Furthermore, there are also lines of potassium in the spectrum at approx. 766.5 nm and 769.9 nm. This is not surprising, as potassium chlorate or potassium perchlorate is an essential component of fireworks. As one would expect from emission lines of atomic origin, the corresponding peaks are very narrow. However, the potassium lines do not contribute to the coloration of the flame, as they lie outside the wavelength range that our eyes can detect (from violet at 400 nm to red at approx. 750 nm).

Finally, there is a series of lines in the green spectral range that originate from barium salts. The color of the yellow fountain is thus created here by a clever combination of yellow-orange and green in suitable intensities.

Green fountain

In the recorded spectrum, the typical emission lines of atomic potassium can be seen again at approx. 766.5 nm and 769.9 nm. The sodium D line is of course also included in the spectrum again, but here it is no longer as dominant as in the yellow fountain.

However, the green color of the fountain comes from a series of typical barium lines in the range of 505 nm and 555 nm, which originate from the BaCl molecule.

Interestingly, there are also lines of lower intensity in the spectrum, which presumably originate from CaCl. Either this was intentionally added to add a slight brick-red to orange-red note to the green color of the fountain, or it is an impurity from the manufacturing process of the otherwise used chemicals.

Blue fountain

The recorded spectrum of the blue firework shows peaks in the range from 420 nm to 510 nm, which are characteristic of the emission of copper atoms and copper compounds. Copper compounds such as copper(I) chloride, but sometimes also copper(II) chloride or copper sulphate are used in blue fireworks, as they produce intense and stable blue colors.

Copper lines are clearly visible as copper has a high tendency to emit when it is excited. The intensity of the lines depends strongly on the temperature of the flame, as higher temperatures lead to stronger excitation of the electrons. Blue is particularly difficult to produce in pyrotechnics as the blue color reacts sensitively to the temperature of the flame. If temperatures are too high, the blue light from copper is outshone by other colors (e. g. green from copper(II) oxide or orange from combustion products). It is therefore important to precisely control the composition and burning temperature of the fireworks to ensure that the blue color is stable and pure.
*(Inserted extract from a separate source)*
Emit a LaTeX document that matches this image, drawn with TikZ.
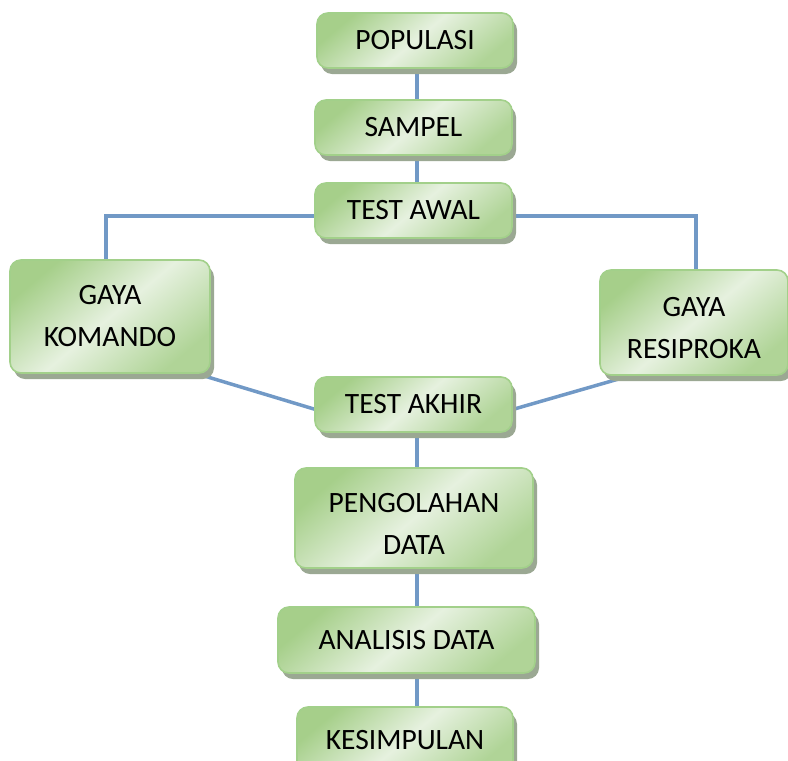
\documentclass[tikz,border=0pt]{standalone}
\usepackage{fontspec}
\setmainfont{Carlito}
\usetikzlibrary{shadows,backgrounds,calc}
\definecolor{gDark}{HTML}{A6CF8A}
\definecolor{gLight}{HTML}{E6F1DF}
\definecolor{gBorder}{HTML}{A2D08A}
\definecolor{shadowc}{HTML}{9BA893}
\definecolor{linec}{HTML}{7199C6}
\tikzset{
  box/.style={rounded corners=11pt, draw=gBorder, line width=1.6pt,
    top color=gDark, bottom color=gDark!85!gLight, middle color=gLight, shading angle=40,
    drop shadow={shadow xshift=4pt, shadow yshift=-6pt, fill=shadowc, opacity=1},
    align=center, inner sep=0pt, font=\fontsize{29.5}{42}\selectfont, text=black},
  conn/.style={draw=linec, line width=3.5pt}
}
\begin{document}
\begin{tikzpicture}[x=1pt,y=1pt]
\useasboundingbox (0,0) rectangle (788,-761);
\begin{scope}
\clip (0,0) rectangle (788,-761);
\node[box, minimum width=196pt, minimum height=55pt] (pop) at (415,-40.5) {POPULASI};
\node[box, minimum width=197pt, minimum height=55pt] (samp) at (413.5,-127.5) {SAMPEL};
\node[box, minimum width=197pt, minimum height=55pt] (awal) at (413.5,-210.5) {TEST AWAL};
\node[box, minimum width=200pt, minimum height=113pt] (kom) at (110,-316.5) {GAYA\\KOMANDO};
\node[box, minimum width=188pt, minimum height=105pt] (res) at (694,-322.5) {\rule{0pt}{30pt}GAYA\\RESIPROKA};
\node[box, minimum width=197pt, minimum height=55pt] (akhir) at (413.5,-404.5) {TEST AKHIR};
\node[box, minimum width=238pt, minimum height=100pt] (olah) at (414,-518) {\rule{0pt}{30pt}PENGOLAHAN\\DATA};
\node[box, minimum width=257pt, minimum height=66pt] (anal) at (406.5,-640) {ANALISIS DATA};
\node[box, minimum width=216pt, minimum height=66pt] (kes) at (405,-740) {KESIMPULAN};
\coordinate (spine) at (417,0);
\coordinate (hl) at (106,-216);
\coordinate (hr) at (696,-216);
\begin{pgfonlayer}{background}
\draw[conn] (pop.south -| spine) -- (samp.north -| spine);
\draw[conn] (samp.south -| spine) -- (awal.north -| spine);
\draw[conn] (awal.west |- hl) -- (hl) -- (hl |- kom.north);
\draw[conn] (awal.east |- hr) -- (hr) -- (hr |- res.north);
\draw[conn] ([shift={(-7,-2)}]kom.south east) -- ([shift={(3,-5.5)}]akhir.west);
\draw[conn] ([shift={(27,-1)}]res.south west) -- ([shift={(-2,-5.5)}]akhir.east);
\draw[conn] (akhir.south -| spine) -- (olah.north -| spine);
\draw[conn] (olah.south -| spine) -- (anal.north -| spine);
\draw[conn] (anal.south -| spine) -- (kes.north -| spine);
\end{pgfonlayer}
\end{scope}
\end{tikzpicture}
\end{document}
The theoretical values given in the spectrum originate from precise measurements of CuCl spectra. Deviations in the observed values can be caused by the temperature in the fireworks, pressure conditions or Doppler shift.

Red fountain

The spectrum of the red fountain is dominated by a large number of bands originating from strontium salts. Unlike barium or copper, which often show clearer and less overlapping lines, strontium has a variety of energy levels that lead to the observed bands.

Only some of the theoretical positions of the observed bands are noted in the legend. Strontium has a rather complex structure of the electron shell, which leads to many transitions. This multitude of transitions makes it difficult to clearly assign the lines. In addition, a firework can contain various chemical compounds and accompanying substances that further complicate the spectrum.

Violet fountain

The violet color of a corresponding fountain is created by combining red bands from strontium salts with blue emissions from copper salts.